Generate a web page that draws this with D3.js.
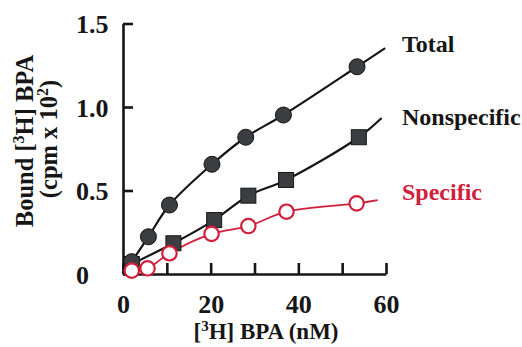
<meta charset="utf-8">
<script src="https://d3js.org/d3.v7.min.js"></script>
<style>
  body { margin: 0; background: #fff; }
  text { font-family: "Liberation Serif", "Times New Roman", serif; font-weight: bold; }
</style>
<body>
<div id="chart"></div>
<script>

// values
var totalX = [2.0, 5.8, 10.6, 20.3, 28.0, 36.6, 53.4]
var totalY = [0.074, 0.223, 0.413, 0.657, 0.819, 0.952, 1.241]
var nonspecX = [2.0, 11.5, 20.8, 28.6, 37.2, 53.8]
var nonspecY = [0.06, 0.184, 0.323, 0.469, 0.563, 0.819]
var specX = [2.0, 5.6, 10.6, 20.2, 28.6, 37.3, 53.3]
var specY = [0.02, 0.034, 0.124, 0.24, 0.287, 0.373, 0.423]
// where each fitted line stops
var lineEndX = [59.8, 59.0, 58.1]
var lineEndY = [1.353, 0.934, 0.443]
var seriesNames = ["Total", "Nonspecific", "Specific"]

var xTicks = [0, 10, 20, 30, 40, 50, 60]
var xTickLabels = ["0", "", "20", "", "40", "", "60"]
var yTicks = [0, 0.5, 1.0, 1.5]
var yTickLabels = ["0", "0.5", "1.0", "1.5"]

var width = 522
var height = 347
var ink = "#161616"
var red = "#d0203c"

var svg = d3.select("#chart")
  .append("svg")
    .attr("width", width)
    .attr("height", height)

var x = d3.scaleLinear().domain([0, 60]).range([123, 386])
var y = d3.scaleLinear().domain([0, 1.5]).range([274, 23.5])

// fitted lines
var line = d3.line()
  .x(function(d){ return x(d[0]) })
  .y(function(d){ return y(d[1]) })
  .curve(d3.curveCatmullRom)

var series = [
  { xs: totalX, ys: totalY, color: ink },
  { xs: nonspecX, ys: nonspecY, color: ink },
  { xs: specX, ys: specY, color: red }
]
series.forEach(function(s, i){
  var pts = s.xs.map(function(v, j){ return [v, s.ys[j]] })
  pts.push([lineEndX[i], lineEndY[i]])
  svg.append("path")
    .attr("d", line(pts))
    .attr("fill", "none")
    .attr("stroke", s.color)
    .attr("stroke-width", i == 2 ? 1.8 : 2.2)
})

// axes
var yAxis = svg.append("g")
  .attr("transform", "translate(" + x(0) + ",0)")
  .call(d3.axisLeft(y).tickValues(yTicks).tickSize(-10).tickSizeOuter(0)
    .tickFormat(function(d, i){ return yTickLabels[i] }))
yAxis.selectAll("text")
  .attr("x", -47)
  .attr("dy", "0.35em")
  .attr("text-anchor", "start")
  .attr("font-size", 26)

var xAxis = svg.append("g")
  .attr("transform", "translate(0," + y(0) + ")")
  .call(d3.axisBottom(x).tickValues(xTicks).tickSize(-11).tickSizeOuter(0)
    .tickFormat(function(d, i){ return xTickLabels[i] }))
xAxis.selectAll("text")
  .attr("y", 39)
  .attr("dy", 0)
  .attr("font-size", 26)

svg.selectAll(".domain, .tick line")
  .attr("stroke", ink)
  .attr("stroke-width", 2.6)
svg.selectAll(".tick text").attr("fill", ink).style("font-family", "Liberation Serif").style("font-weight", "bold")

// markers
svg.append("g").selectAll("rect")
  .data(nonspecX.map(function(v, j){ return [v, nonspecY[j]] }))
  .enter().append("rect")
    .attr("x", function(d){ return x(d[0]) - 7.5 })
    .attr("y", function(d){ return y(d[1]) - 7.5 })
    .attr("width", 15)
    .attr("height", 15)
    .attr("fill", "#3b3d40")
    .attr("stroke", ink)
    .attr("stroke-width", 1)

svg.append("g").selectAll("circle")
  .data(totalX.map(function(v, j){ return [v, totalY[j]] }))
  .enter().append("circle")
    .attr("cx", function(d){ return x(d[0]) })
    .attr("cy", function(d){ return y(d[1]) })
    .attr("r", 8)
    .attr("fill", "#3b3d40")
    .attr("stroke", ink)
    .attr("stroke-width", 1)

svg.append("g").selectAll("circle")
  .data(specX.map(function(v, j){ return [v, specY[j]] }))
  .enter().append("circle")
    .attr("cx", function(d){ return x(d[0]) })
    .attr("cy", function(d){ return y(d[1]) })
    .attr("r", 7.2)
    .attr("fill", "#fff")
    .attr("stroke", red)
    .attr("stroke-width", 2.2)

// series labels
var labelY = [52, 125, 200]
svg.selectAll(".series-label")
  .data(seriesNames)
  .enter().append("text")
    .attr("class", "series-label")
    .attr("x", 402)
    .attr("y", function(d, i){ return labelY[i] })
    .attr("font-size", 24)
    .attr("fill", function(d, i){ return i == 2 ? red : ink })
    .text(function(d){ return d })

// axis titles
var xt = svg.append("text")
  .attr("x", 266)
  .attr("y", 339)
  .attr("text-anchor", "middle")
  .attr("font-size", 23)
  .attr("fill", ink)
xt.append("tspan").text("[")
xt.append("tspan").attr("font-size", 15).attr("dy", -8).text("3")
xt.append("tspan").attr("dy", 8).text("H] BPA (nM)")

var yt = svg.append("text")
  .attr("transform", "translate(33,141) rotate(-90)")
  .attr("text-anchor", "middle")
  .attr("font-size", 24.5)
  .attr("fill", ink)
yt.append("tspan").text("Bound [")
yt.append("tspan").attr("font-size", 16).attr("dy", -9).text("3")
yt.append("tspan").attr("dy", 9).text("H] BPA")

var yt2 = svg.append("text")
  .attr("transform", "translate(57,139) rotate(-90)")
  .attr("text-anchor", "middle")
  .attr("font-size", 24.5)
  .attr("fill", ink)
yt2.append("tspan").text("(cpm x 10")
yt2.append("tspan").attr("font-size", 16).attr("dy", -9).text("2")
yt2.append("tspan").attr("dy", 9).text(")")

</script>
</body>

━━━━━━━━━━━━━━━━━━━━

Task objective — All of the data above should be quoted exactly, except for the pictures.

Written reply —
Generate a web page that draws this with D3.js.
<meta charset="utf-8">
<script src="https://d3js.org/d3.v7.min.js"></script>
<style>
  body { margin: 0; background: #fff; }
  text { font-family: "Liberation Serif", "Times New Roman", serif; font-weight: bold; }
</style>
<body>
<div id="chart"></div>
<script>

// values
var totalX = [2.0, 5.8, 10.6, 20.3, 28.0, 36.6, 53.4]
var totalY = [0.074, 0.223, 0.413, 0.657, 0.819, 0.952, 1.241]
var nonspecX = [2.0, 11.5, 20.8, 28.6, 37.2, 53.8]
var nonspecY = [0.06, 0.184, 0.323, 0.469, 0.563, 0.819]
var specX = [2.0, 5.6, 10.6, 20.2, 28.6, 37.3, 53.3]
var specY = [0.02, 0.034, 0.124, 0.24, 0.287, 0.373, 0.423]
// where each fitted line stops
var lineEndX = [59.8, 59.0, 58.1]
var lineEndY = [1.353, 0.934, 0.443]
var seriesNames = ["Total", "Nonspecific", "Specific"]

var xTicks = [0, 10, 20, 30, 40, 50, 60]
var xTickLabels = ["0", "", "20", "", "40", "", "60"]
var yTicks = [0, 0.5, 1.0, 1.5]
var yTickLabels = ["0", "0.5", "1.0", "1.5"]

var width = 522
var height = 347
var ink = "#161616"
var red = "#d0203c"

var svg = d3.select("#chart")
  .append("svg")
    .attr("width", width)
    .attr("height", height)

var x = d3.scaleLinear().domain([0, 60]).range([123, 386])
var y = d3.scaleLinear().domain([0, 1.5]).range([274, 23.5])

// fitted lines
var line = d3.line()
  .x(function(d){ return x(d[0]) })
  .y(function(d){ return y(d[1]) })
  .curve(d3.curveCatmullRom)

var series = [
  { xs: totalX, ys: totalY, color: ink },
  { xs: nonspecX, ys: nonspecY, color: ink },
  { xs: specX, ys: specY, color: red }
]
series.forEach(function(s, i){
  var pts = s.xs.map(function(v, j){ return [v, s.ys[j]] })
  pts.push([lineEndX[i], lineEndY[i]])
  svg.append("path")
    .attr("d", line(pts))
    .attr("fill", "none")
    .attr("stroke", s.color)
    .attr("stroke-width", i == 2 ? 1.8 : 2.2)
})

// axes
var yAxis = svg.append("g")
  .attr("transform", "translate(" + x(0) + ",0)")
  .call(d3.axisLeft(y).tickValues(yTicks).tickSize(-10).tickSizeOuter(0)
    .tickFormat(function(d, i){ return yTickLabels[i] }))
yAxis.selectAll("text")
  .attr("x", -47)
  .attr("dy", "0.35em")
  .attr("text-anchor", "start")
  .attr("font-size", 26)

var xAxis = svg.append("g")
  .attr("transform", "translate(0," + y(0) + ")")
  .call(d3.axisBottom(x).tickValues(xTicks).tickSize(-11).tickSizeOuter(0)
    .tickFormat(function(d, i){ return xTickLabels[i] }))
xAxis.selectAll("text")
  .attr("y", 39)
  .attr("dy", 0)
  .attr("font-size", 26)

svg.selectAll(".domain, .tick line")
  .attr("stroke", ink)
  .attr("stroke-width", 2.6)
svg.selectAll(".tick text").attr("fill", ink).style("font-family", "Liberation Serif").style("font-weight", "bold")

// markers
svg.append("g").selectAll("rect")
  .data(nonspecX.map(function(v, j){ return [v, nonspecY[j]] }))
  .enter().append("rect")
    .attr("x", function(d){ return x(d[0]) - 7.5 })
    .attr("y", function(d){ return y(d[1]) - 7.5 })
    .attr("width", 15)
    .attr("height", 15)
    .attr("fill", "#3b3d40")
    .attr("stroke", ink)
    .attr("stroke-width", 1)

svg.append("g").selectAll("circle")
  .data(totalX.map(function(v, j){ return [v, totalY[j]] }))
  .enter().append("circle")
    .attr("cx", function(d){ return x(d[0]) })
    .attr("cy", function(d){ return y(d[1]) })
    .attr("r", 8)
    .attr("fill", "#3b3d40")
    .attr("stroke", ink)
    .attr("stroke-width", 1)

svg.append("g").selectAll("circle")
  .data(specX.map(function(v, j){ return [v, specY[j]] }))
  .enter().append("circle")
    .attr("cx", function(d){ return x(d[0]) })
    .attr("cy", function(d){ return y(d[1]) })
    .attr("r", 7.2)
    .attr("fill", "#fff")
    .attr("stroke", red)
    .attr("stroke-width", 2.2)

// series labels
var labelY = [52, 125, 200]
svg.selectAll(".series-label")
  .data(seriesNames)
  .enter().append("text")
    .attr("class", "series-label")
    .attr("x", 402)
    .attr("y", function(d, i){ return labelY[i] })
    .attr("font-size", 24)
    .attr("fill", function(d, i){ return i == 2 ? red : ink })
    .text(function(d){ return d })

// axis titles
var xt = svg.append("text")
  .attr("x", 266)
  .attr("y", 339)
  .attr("text-anchor", "middle")
  .attr("font-size", 23)
  .attr("fill", ink)
xt.append("tspan").text("[")
xt.append("tspan").attr("font-size", 15).attr("dy", -8).text("3")
xt.append("tspan").attr("dy", 8).text("H] BPA (nM)")

var yt = svg.append("text")
  .attr("transform", "translate(33,141) rotate(-90)")
  .attr("text-anchor", "middle")
  .attr("font-size", 24.5)
  .attr("fill", ink)
yt.append("tspan").text("Bound [")
yt.append("tspan").attr("font-size", 16).attr("dy", -9).text("3")
yt.append("tspan").attr("dy", 9).text("H] BPA")

var yt2 = svg.append("text")
  .attr("transform", "translate(57,139) rotate(-90)")
  .attr("text-anchor", "middle")
  .attr("font-size", 24.5)
  .attr("fill", ink)
yt2.append("tspan").text("(cpm x 10")
yt2.append("tspan").attr("font-size", 16).attr("dy", -9).text("2")
yt2.append("tspan").attr("dy", 9).text(")")

</script>
</body>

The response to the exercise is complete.